United States v. Gonzalez-Bustamante

MEMORANDUM *

Carlos David Gonzalez-Bustamante appeals his sentence imposed following conviction by jury of attempting to enter the United States after deportation and making a false claim of United States citizenship in violation of 8 U.S.C. § 1326 and 18 U.S.C. § 911, respectively. We have jurisdiction, 28 U.S.C. § 1291, and affirm. The parties are familiar with the facts, therefore, we discuss only those necessary to our analysis.

Bustamante asserts that his conviction under California law for assault with a deadly weapon in violation of CahPenal Code § 245(a)(2) does not constitute a “crime of violence” for purposes of sentence enhancement under U.S.S.G. § 2L1.2 because, he argues, that requires a finding of specific intent, but the California crime for which he was convicted is only a general intent crime. We disagree. Our precedent instructs that a “crime of violence” does not require a finding of intentional use of force. United States v. Trinidad-Aquino, 259 F.3d 1140, 1146 (9th Cir.2001).
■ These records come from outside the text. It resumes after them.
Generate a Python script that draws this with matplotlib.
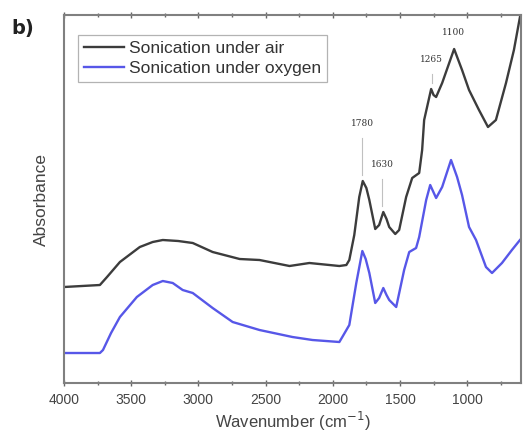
import matplotlib
matplotlib.use("Agg")
import matplotlib.pyplot as plt
from matplotlib.ticker import MultipleLocator

# wavenumbers (cm-1) and absorbance (a.u.)
wn_air = [4000, 3733, 3680, 3584, 3436, 3340, 3265, 3150, 3042, 2894, 2693, 2545, 2322,
          2174, 1951, 1899, 1877, 1840, 1803, 1777, 1750, 1728, 1684, 1655, 1624, 1600,
          1580, 1535, 1506, 1454, 1409, 1357, 1335, 1320, 1268, 1250, 1231, 1186, 1097,
          1038, 986, 912, 845, 786, 711, 652, 607]
abs_air = [0.96, 0.98, 1.06, 1.21, 1.36, 1.41, 1.43, 1.42, 1.40, 1.31, 1.24, 1.23, 1.17,
           1.20, 1.17, 1.18, 1.23, 1.48, 1.86, 2.02, 1.95, 1.83, 1.54, 1.58, 1.71, 1.64,
           1.56, 1.49, 1.53, 1.86, 2.05, 2.10, 2.33, 2.63, 2.94, 2.88, 2.86, 3.00, 3.34,
           3.13, 2.93, 2.73, 2.56, 2.63, 3.00, 3.33, 3.66]

wn_oxy = [4000, 3733, 3710, 3650, 3584, 3458, 3340, 3265, 3191, 3117, 3042, 2894, 2745,
          2545, 2300, 2151, 1951, 1929, 1877, 1825, 1780, 1755, 1728, 1684, 1655, 1624,
          1600, 1580, 1528, 1469, 1431, 1380, 1357, 1305, 1275, 1231, 1186, 1120, 1075,
          1038, 986, 934, 860, 815, 741, 667, 607]
abs_oxy = [0.30, 0.30, 0.33, 0.50, 0.66, 0.86, 0.98, 1.02, 1.00, 0.93, 0.90, 0.75, 0.61,
           0.53, 0.46, 0.43, 0.41, 0.46, 0.58, 1.00, 1.32, 1.24, 1.10, 0.80, 0.85, 0.95,
           0.88, 0.83, 0.76, 1.13, 1.31, 1.35, 1.46, 1.83, 1.98, 1.85, 1.96, 2.23, 2.06,
           1.88, 1.56, 1.43, 1.16, 1.10, 1.20, 1.33, 1.43]

# peak labels on the air curve
peaks = [1780, 1630, 1265, 1100]
peak_abs = [2.02, 1.71, 2.94, 3.34]
label_abs = [2.55, 2.14, 3.19, 3.46]

fig = plt.figure(figsize=(5.23, 4.41), dpi=100)
ax = fig.add_axes([0.1224, 0.1315, 0.8736, 0.8345])

ax.plot(wn_air, abs_air, color="#3c3c3c", lw=1.7, label="Sonication under air")
ax.plot(wn_oxy, abs_oxy, color="#5757e8", lw=1.7, label="Sonication under oxygen")

for w, pa, la in zip(peaks, peak_abs, label_abs):
    if w != 1100:
        ax.plot([w, w], [pa + 0.06, la - 0.1], color="#c0c0c0", lw=0.8)
    ax.text(w, la, str(w), ha="center", va="bottom", fontsize=6.5,
            family="DejaVu Serif", color="#333333")

ax.set_xlim(4000, 600)
ax.set_ylim(0, 3.68)
ax.xaxis.set_major_locator(MultipleLocator(500))
ax.xaxis.set_minor_locator(MultipleLocator(250))
ax.tick_params(axis="x", which="both", direction="inout", top=True, labelsize=10,
               labelcolor="#444444", color="#666666", pad=5)
ax.tick_params(axis="x", which="major", length=5, width=1)
ax.tick_params(axis="x", which="minor", length=3, width=1)
for lab in ax.get_xticklabels():
    lab.set_family("Liberation Sans")
ax.set_yticks([])
for s in ax.spines.values():
    s.set_color("#808080")
    s.set_linewidth(1.5)

ax.set_xlabel("Wavenumber (cm$^{-1}$)", fontsize=12, color="#444444", labelpad=2,
              family="Liberation Sans")
ax.set_ylabel("Absorbance", fontsize=12.5, color="#444444", labelpad=11,
              family="Liberation Sans")

leg = ax.legend(loc="upper left", bbox_to_anchor=(0.03, 0.946),
                prop={"family": "Liberation Sans", "size": 12.5},
                handlelength=2.3, frameon=True, fancybox=False, borderpad=0.35,
                labelspacing=0.25, handletextpad=0.3, borderaxespad=0)
leg.get_frame().set_edgecolor("#a0a0a0")
leg.get_frame().set_linewidth(0.9)
for t in leg.get_texts():
    t.set_color("#333333")

fig.text(0.022, 0.935, "b)", fontsize=14, fontweight="bold", color="#222222",
         va="center")

fig.savefig("out.png", dpi=100)
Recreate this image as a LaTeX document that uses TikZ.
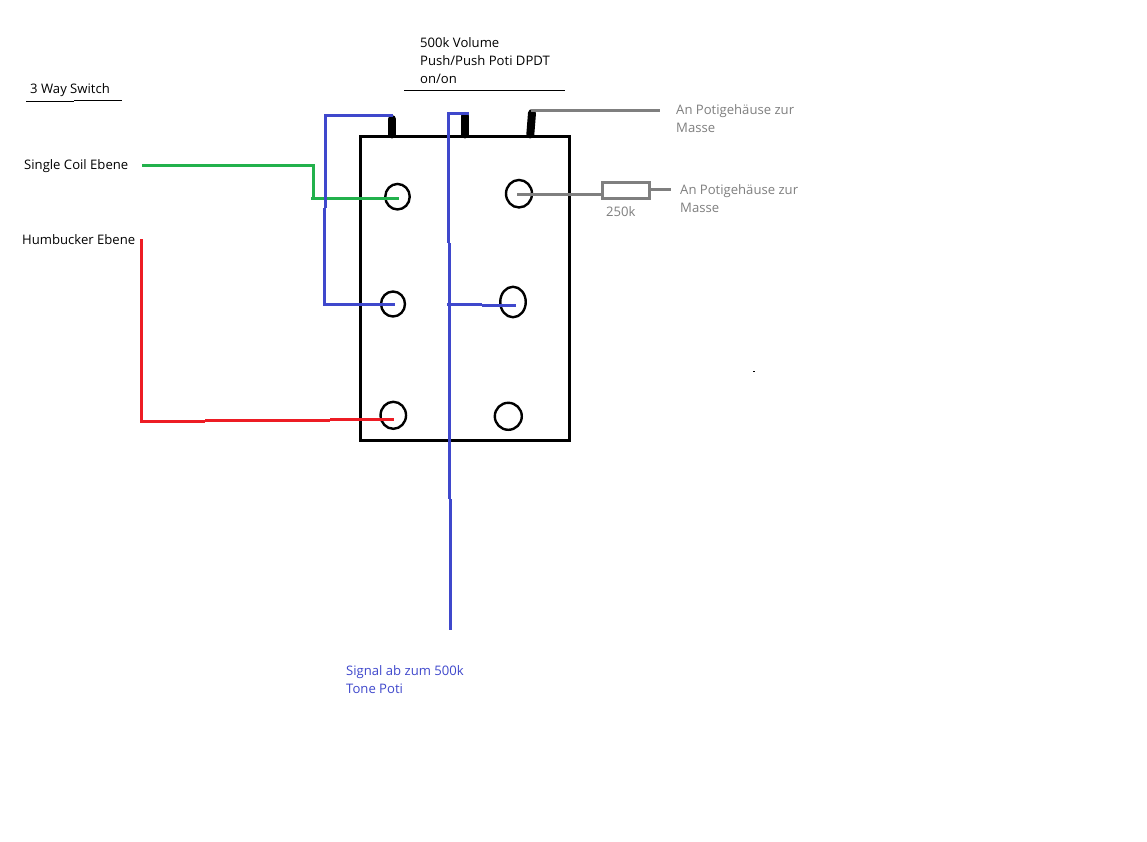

Bustamante’s remaining contention which we review for plain error is that 18 U.S.C. § 3583, which authorizes a term of supervised release, violates Apprendi v. New Jersey, 530 U.S. 466, 120 S.Ct. 2348, 147 L.Ed.2d 435 (2000). This argument is foreclosed by our recent decision in United States v. Liero, 298 F.3d 1175 (9th Cir.2002).

AFFIRMED

This disposition is not appropriate for publication and may not be cited to or by the courts of this circuit except as provided by Ninth Circuit Rule 36-3.